Michigan, Utah, California, Massachusetts, New Hampshire: wherever his home is, many of Mitt Romney’s image problems touch down in Massachusetts. To be fair, Massachusetts is a state in which the Republican presidential contender has spent a lot of time, including the time when he served as governor here.

Speaking of which, one of Romney’s chronic problems is that, having instituted a form of universal health insurance here because he wanted to “help people,” he’s now confronted daily with the political imperative to disown that insurance program. That has him constantly a little off balance, or afraid of losing his balance, like a man with a banana peel stuck to the bottom of one shoe.

Lately, however, two other problems that got their start here in the Bay State—one definitely a problem, the other a may-or-may-not-be problem that still needs proof—have reared their heads for Romney.

The first, as detailed in reporting by the Daily Telegraph and other sources, concerns his relationship to Bain Capital during the time he was governor, and the relationship of Bain Capital, and Romney himself, to Imagitas, a company headed by Tobin Ryan, the brother of conservative congressman Paul Ryan of Wisconsin, now Romney’s choice for vice president.

Before Romney became governor of Massachusetts in 2002, Imagitas had gotten a $5 million infusion of capital from Bain, and a contract to do vehicle registration mailings for the state, a project Tobin Ryan oversaw. Digression: in the course of doing that work, Imitigas was sued by drivers who claimed their privacy was invaded when Imigitas ads appeared in their license renewal notices, violating, they said, the responsibility of the state Division of Motor Vehicles to keep driver information private; after a court fight that lasted for years, the drivers lost.

In 2005, Imigitas was sold to Pitney Bowes for $230 million, tripling the value of Bain’s original stake in the company, according to a former Imagitas executive. It’s not absolutely clear that Romney profited from that sale, but since he still had a financial interest in the division of Bain that had owned Imagitas, it seems unlikely that the lucrative sale didn’t put money in his pocket.

The problem: that’s illegal. As a state employee, Romney was prohibited from having a financial interest in a company doing business with the state. It’s not easy to imagine Romney, with that Brutus-is-an-honorable-man face, behind bars. But if you or I had done such a thing, it might have gotten us two and a half years in the slammer.

What this comes down to is transparency, a transparency Romney has not been willing to show in regard to his financial records. That failure to be forthcoming is giving rise to more and more questions, including, now, a question about whether his tax return for 2010 would show that he didn’t live in Massachusetts and hence was guilty of voter fraud when he registered here and voted for now-U.S. Sen. Scott Brown, a Wall Street-supported Republican. That would be extremely ironic given the Republicans’ use of voter fraud, mostly mythical, as a pretense for restricting voter registration all over the country.

What the man who thinks of getting a new house rather like a lot of us think of getting a new set of tires has said is that he and his wife were living in the basement of their son Tagg’s house in Belmont at the time.

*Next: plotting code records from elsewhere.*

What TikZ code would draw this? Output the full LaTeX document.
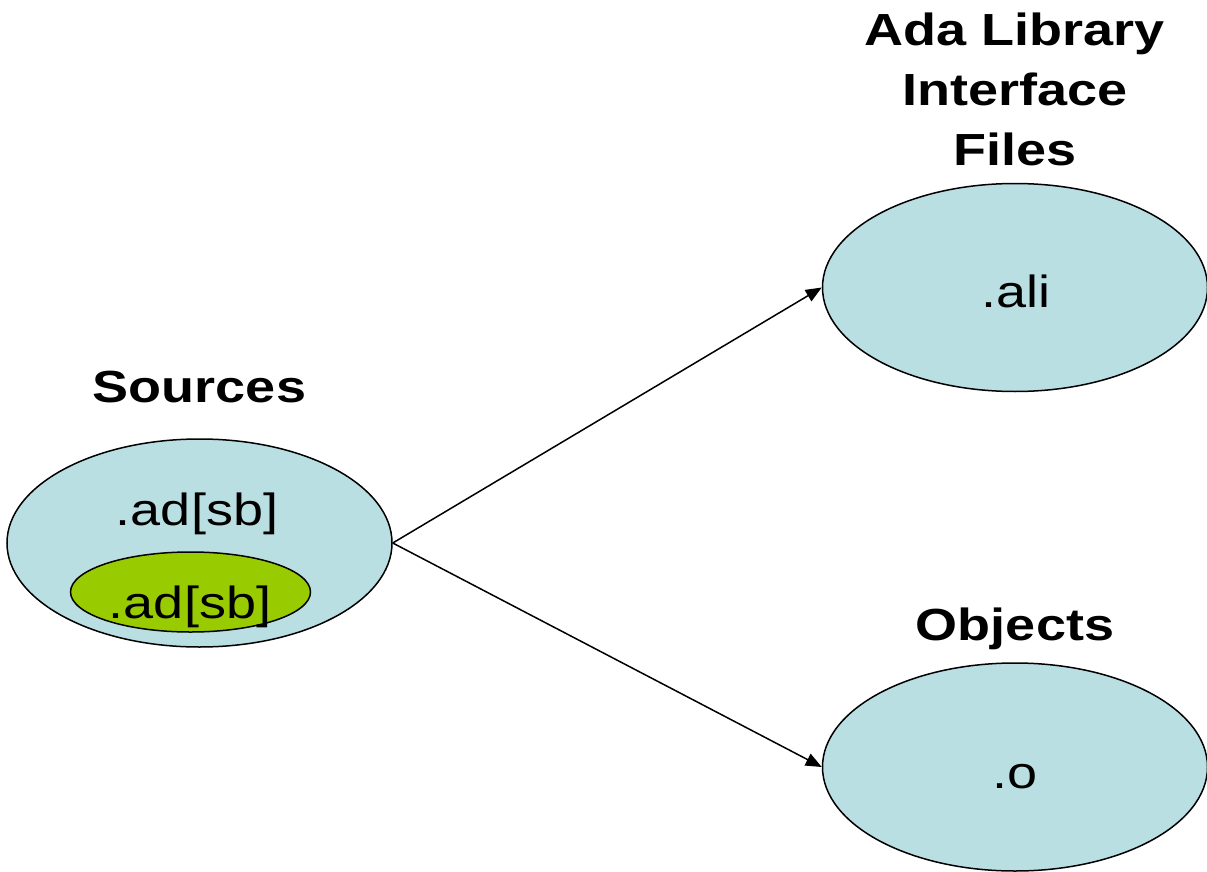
\documentclass[tikz,border=0pt]{standalone}
\usepackage{fontspec}
\setmainfont{Liberation Sans}[FakeStretch=1.2]
\usetikzlibrary{shapes.geometric,arrows.meta}
\definecolor{paleblue}{HTML}{BADFE3}
\definecolor{leafgreen}{HTML}{99CC00}
\begin{document}
\begin{tikzpicture}[x=1pt,y=-1pt,
  blob/.style={ellipse, draw=black, line width=1.5pt, fill=paleblue,
    minimum width=385pt, minimum height=208pt, inner sep=0pt},
  subblob/.style={ellipse, draw=black, line width=1.5pt, fill=leafgreen,
    minimum width=240pt, minimum height=80pt, inner sep=0pt},
  lbl/.style={anchor=base, inner sep=0pt, font=\fontsize{45}{60}\selectfont},
  heading/.style={lbl, align=center, font=\fontsize{45}{60}\selectfont\bfseries},
  flow/.style={-{Triangle[length=16pt,width=13pt]}, line width=1.5pt}]
\useasboundingbox (0,0) rectangle (1207,872);

% file-type ellipses
\node[blob] (src) at (199.5,543) {};
\node[subblob] (sub) at (190.5,592) {};
\node[blob] (ali) at (1015,287.5) {};
\node[blob] (obj) at (1015,767) {};

% headings (base anchor sits on the last line)
\node[heading] (srcT) at (199.5,402) {Sources};
\node[heading] (aliT) at (1015,165) {Ada Library\\Interface\\Files};
\node[heading] (objT) at (1015,640) {Objects};

% extensions
\node[lbl] (srcX) at (197,525) {.ad[sb]};
\node[lbl] (subX) at (190,618) {.ad[sb]};
\node[lbl] (aliX) at (1016,307) {.ali};
\node[lbl] (objX) at (1015,788) {.o};

% compilation outputs
\draw[flow] (src.east) -- (ali.west);
\draw[flow] (src.east) -- (obj.west);
\end{tikzpicture}
\end{document}
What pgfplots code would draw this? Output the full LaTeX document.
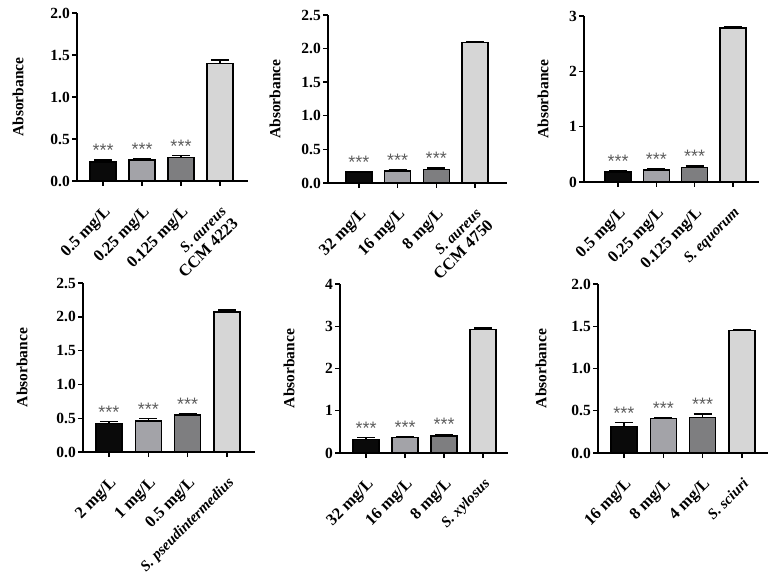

But not everyone finds that credible.

There are gaps in the evidence for both these alleged strikes against Romney, particularly the second. But the issue behind them is a failure on his part to understand why the public is entitled to know about things he prefers to treat as personal and private.

Voters deserve to know how Romney participates in the economy he claims to be able to salvage, and how much understanding of what to them are life-and-death issues he can be expected to show. Questions about those things are not attacks, and they are best answered sooner rather than later.